Para se perceber a situação geopolítica da Mongólia é importante ter em conta ser este um país sem acesso ao mar e com uma fronteira de mais de 3000 quilómetros com a Rússia e de mais de 4000 quilómetros com a China. Com ambos os vizinhos a relação histórica é estreita, mas com a Rússia ainda mais no último século. Foi com apoio dos bolcheviques que a Mongólia consolidou a sua independência em 1921, uma década depois de ter aproveitado a queda da Dinastia Qing para se emancipar da China. Soviéticos e mongóis também lutaram juntos contra os japoneses, numa batalha há 85 anos, cuja celebração foi uma das razões da visita de Vladimir Putin a Ulan Bator esta semana. A viagem do presidente russo expôs a Mongólia a forte pressão internacional, pois o país é membro do Tribunal Penal Internacional e era esperado que detivesse quem, como Putin, é alvo de um mandado de captura, relacionado com a invasão da Ucrânia. Mas desde o primeiro momento se percebeu que o líder russo não se sentia ameaçado, usando até esta ida à Mongólia, onde foi recebido com todas as honras, para desafiar quem na comunidade internacional o quer ver isolado.

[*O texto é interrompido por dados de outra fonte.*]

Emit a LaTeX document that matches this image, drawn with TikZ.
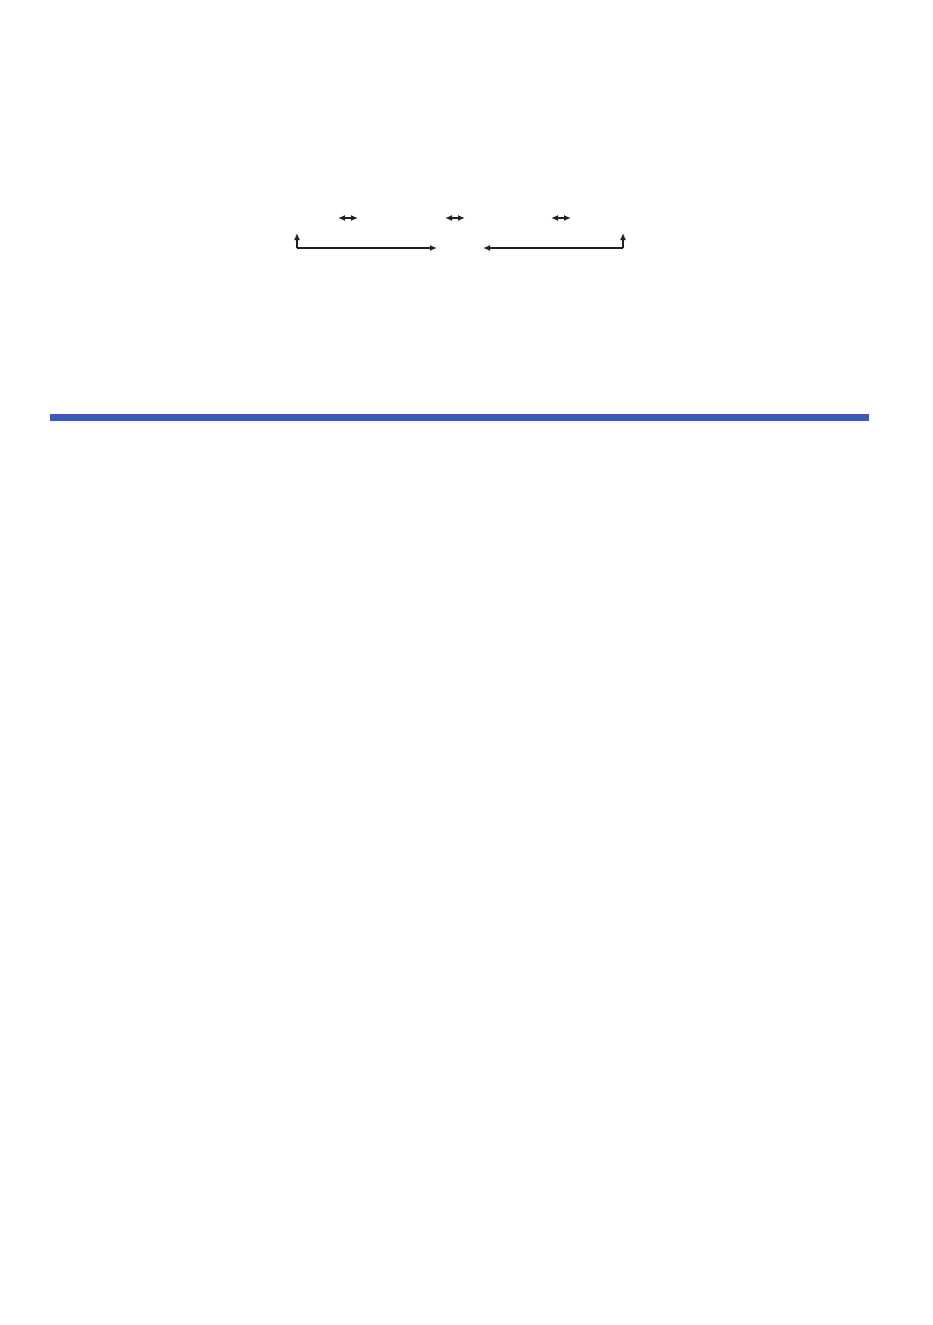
\documentclass[tikz,border=0pt]{standalone}
\usetikzlibrary{arrows.meta}
\definecolor{barblue}{RGB}{60,90,175}
\definecolor{ink}{RGB}{35,31,32}
\begin{document}
\begin{tikzpicture}[x=1pt,y=-1pt,
  conn/.style={draw=ink,line width=1.8pt},
  tipend/.style={conn,-{Latex[length=7pt,width=6pt]}},
  dbl/.style={conn,{Latex[length=7pt,width=6pt]}-{Latex[length=7pt,width=6pt]}}]
\useasboundingbox[fill=white] (0,0) rectangle (933,1325);
% double arrows
\coordinate (d1a) at (338,218); \coordinate (d1b) at (358,218);
\coordinate (d2a) at (445,218); \coordinate (d2b) at (465,218);
\coordinate (d3a) at (551,218); \coordinate (d3b) at (571,218);
\draw[dbl] (d1a) -- (d1b);
\draw[dbl] (d2a) -- (d2b);
\draw[dbl] (d3a) -- (d3b);
% L-shaped arrows
\coordinate (lt) at (297,233); \coordinate (lc) at (297,248); \coordinate (le) at (437,248);
\coordinate (rt) at (623,233); \coordinate (rc) at (623,248); \coordinate (re) at (483,248);
\draw[tipend] (lc) -- (lt);
\draw[tipend] (lc) -- (le);
\draw[tipend] (rc) -- (rt);
\draw[tipend] (rc) -- (re);
% blue bar
\fill[barblue] (49.5,414) rectangle (869,421);
\end{tikzpicture}
\end{document}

A determinação dos mongóis em serem uma democracia e terem uma boa relação com o Ocidente não significa que ignorem os seus interesses imediatos, como, por exemplo, a dependência energética em relação à Rússia. A sua tradição diplomática é de neutralidade e na ONU têm-se abstido de condenar a invasão russa da Ucrânia. A prova de que isso não afetou a democracia interna foram os protestos na capital contra a visita de Putin, até com exibição de bandeiras ucranianas.
A pressão sobre a Mongólia, sobretudo da União Europeia, para prender Putin foi, portanto, um exercício destinado desde o início ao fracasso. Legalmente, tinha razão de ser, mas na prática pôs a jovem democracia mongol debaixo de uma pressão que não a beneficia. E acabou por evidenciar a força relativa da Rússia, pelo menos em certas geografias.
Gengis Khan provavelmente não teria apreciado este exercício de Real Politik dos seus longínquos herdeiros, mas a Mongólia de hoje, mesmo se lá existem mais cavalos do que pessoas, há muito que deixou de ser temível. Os mongóis de hoje tiveram de ser razoáveis.